India’s climate story is no longer only about vulnerability; it is increasingly about responsibility, capability, and leadership. As heatwaves grow harsher, floods more frequent, and air and water stress reshape everyday life, the question facing the country has shifted. It is no longer enough to adopt solutions developed elsewhere. The moment calls for India to imagine, build, and scale its own climate innovations—rooted in local realities yet powerful enough to influence the world.
For decades, climate action was framed largely around mitigation: reducing emissions through renewable energy, cleaner transport, and efficiency. While these remain essential, the landscape today is far more complex. Climate extremes demand resilience alongside reduction. Cities and communities need systems that can predict, adapt, and respond in real time. This is where innovation becomes not just helpful, but urgent.

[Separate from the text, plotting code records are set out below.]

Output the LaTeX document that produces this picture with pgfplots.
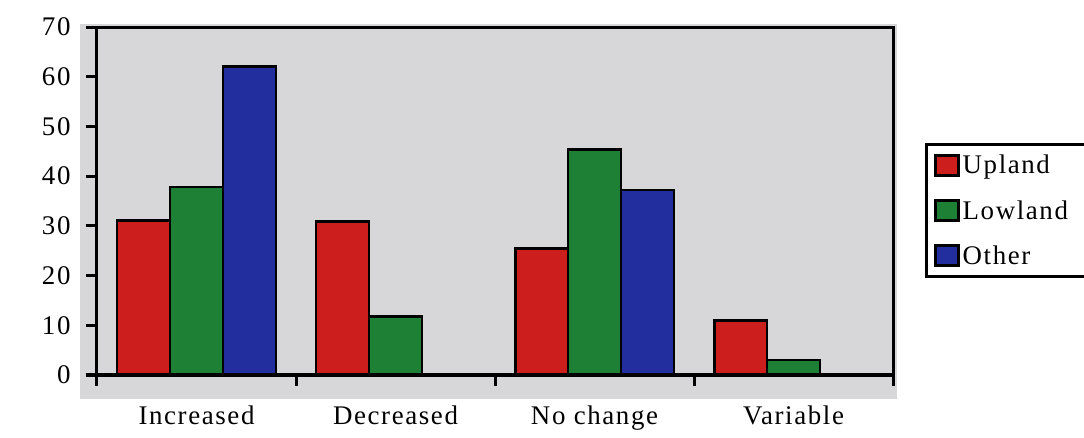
\documentclass[border=0pt]{standalone}
\usepackage{pgfplots}
\pgfplotsset{compat=1.18}
\usepackage{fontspec}
\setmainfont{Liberation Serif}
\newfontfamily\spaced[LetterSpace=6]{Liberation Serif}

\definecolor{upland}{RGB}{204,30,28}
\definecolor{lowland}{RGB}{30,128,52}
\definecolor{other}{RGB}{34,46,158}
\definecolor{panel}{RGB}{215,215,218}

\pgfplotsset{
  catbar/.style={
    ybar, bar width=0.266, draw=black, line width=2.8bp,
    legend image code/.code={\draw[##1, line width=2.4bp] (0bp,-10bp) rectangle (23bp,10bp);}
  }
}

\begin{document}
\begin{tikzpicture}[font=\spaced\fontsize{27}{32}\selectfont]
\useasboundingbox (-97bp,-63bp) rectangle (987bp,375bp);
% grey panel behind the plot area
\fill[panel] (-17bp,-24bp) rectangle (800bp,351bp);
\begin{axis}[
  at={(0,0)}, anchor=south west,
  scale only axis, width=796bp, height=348bp,
  xmin=-0.5, xmax=3.5, ymin=0, ymax=70,
  ytick={0,10,...,70},
  xtick={-0.5,0.5,1.5,2.5,3.5},
  xticklabels={},
  extra x ticks={0,1,2,3},
  extra x tick labels={Increased,Decreased,No change,Variable},
  extra x tick style={major tick length=0pt, xticklabel style={yshift=-27bp}},
  /pgf/number format/assume math mode=true,
  yticklabel style={font=\spaced\fontsize{27}{32}\selectfont, xshift=-12bp},
  tick align=outside,
  xtick pos=bottom, ytick pos=left,
  major tick length=11bp,
  tick style={line width=3bp, black},
  axis line style={line width=3bp},
  axis on top,
  legend style={
    at={(axis description cs:1,0.5)}, anchor=west,
    xshift=32bp, yshift=-9.5bp,
    draw=black, line width=2.5bp, fill=white,
    inner xsep=8bp, inner ysep=9bp,
    row sep=21bp,
    nodes={inner xsep=3bp, inner ysep=2bp},
    font=\spaced\fontsize{27}{32}\selectfont,
  },
  legend cell align=left,
]
\addplot[catbar, bar shift=-0.266, fill=upland]
  coordinates {(0,31) (1,30.8) (2,25.5) (3,11)};
\addplot[catbar, bar shift=0, fill=lowland]
  coordinates {(0,37.8) (1,11.7) (2,45.3) (3,3)};
\addplot[catbar, bar shift=0.266, fill=other]
  coordinates {(0,62) (2,37.2)};
\legend{\makebox[130bp][l]{Upland},\makebox[130bp][l]{Lowland},\makebox[130bp][l]{Other}}
\node at (axis description cs:-0.0905,0.5) {\%};
\end{axis}
\end{tikzpicture}
\end{document}
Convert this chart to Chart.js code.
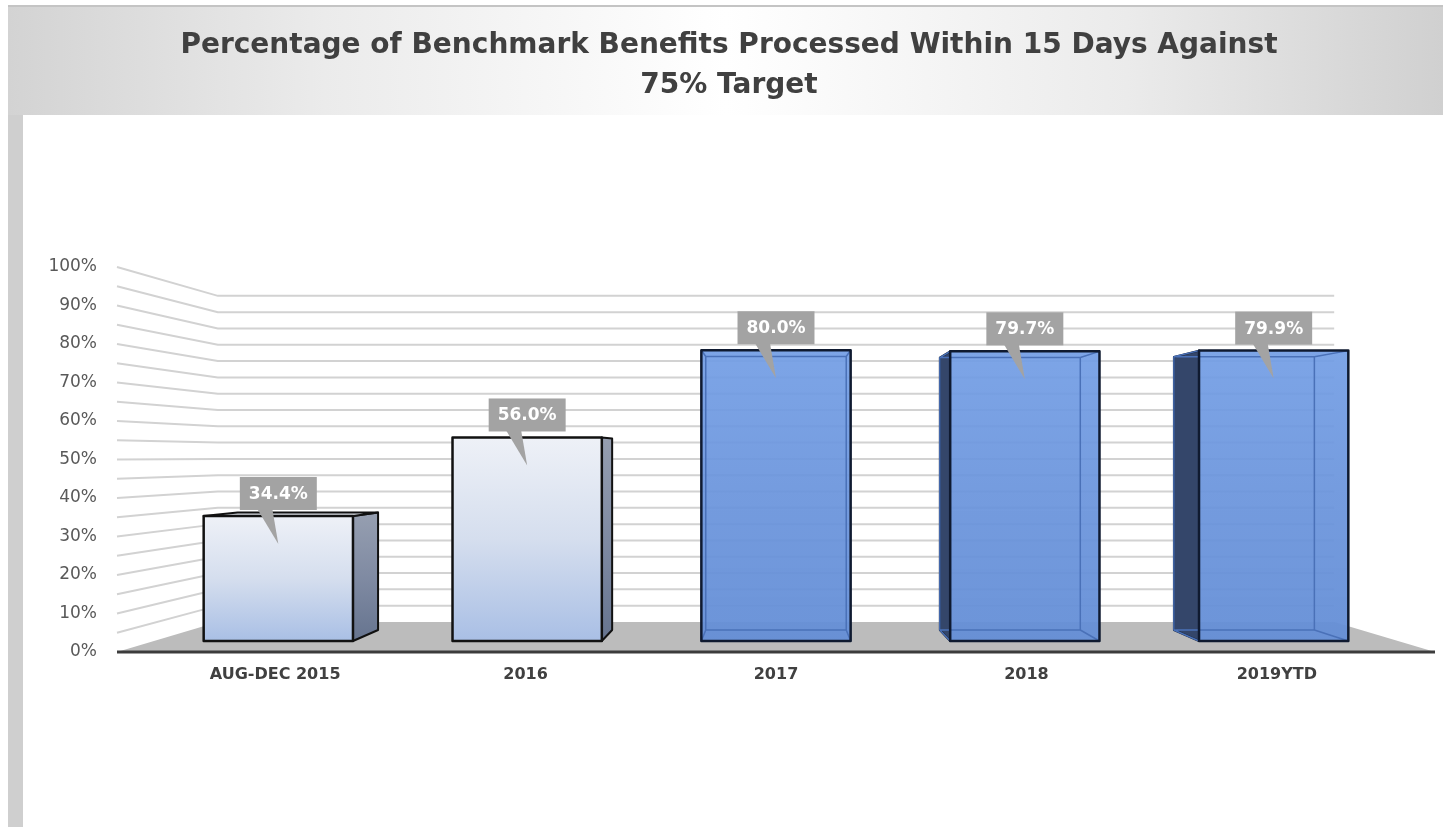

India’s strength lies in its ability to work at scale while remaining deeply contextual. From decentralized solar power and electric mobility to smarter grids and energy forecasting, foundational technologies have already begun reshaping the transition. Yet the next phase will be defined by how intelligently these systems interact—how data, flexibility, and digital infrastructure come together to support an increasingly stressed environment.
Equally critical are emerging technologies that address climate impacts at the ground level. Hyperlocal climate analytics, IoT-enabled monitoring, and adaptive water and air management tools reflect a shift toward precision and preparedness. These solutions recognize that climate change is experienced differently across regions, neighborhoods, and even streets. Innovation, therefore, must be granular, responsive, and inclusive.
But technology alone cannot carry this transformation. Investment and governance play an equally decisive role. For climate innovation to thrive, India must foster ecosystems where research, entrepreneurship, policy, and public participation intersect. Test beds, pilot projects, and regulatory support can turn ideas into scalable solutions. When aligned, these forces can position the country not just as a market for climate technologies, but as a global laboratory for them.
Perhaps most importantly, this shift demands a change in mindset. Climate action is often discussed as sacrifice or constraint, but innovation reframes it as opportunity—an opportunity to create jobs, strengthen resilience, and shape a future that balances growth with responsibility. By embracing experimentation and collaboration, India can move from reacting to climate challenges to anticipating them.
At this pivotal juncture, the path forward is clear. The climate crisis is accelerating, but so is the potential for human ingenuity. If India chooses to lead with innovation—grounded in science, supported by policy, and driven by collective will—it can offer the world solutions born from urgency, creativity, and hope.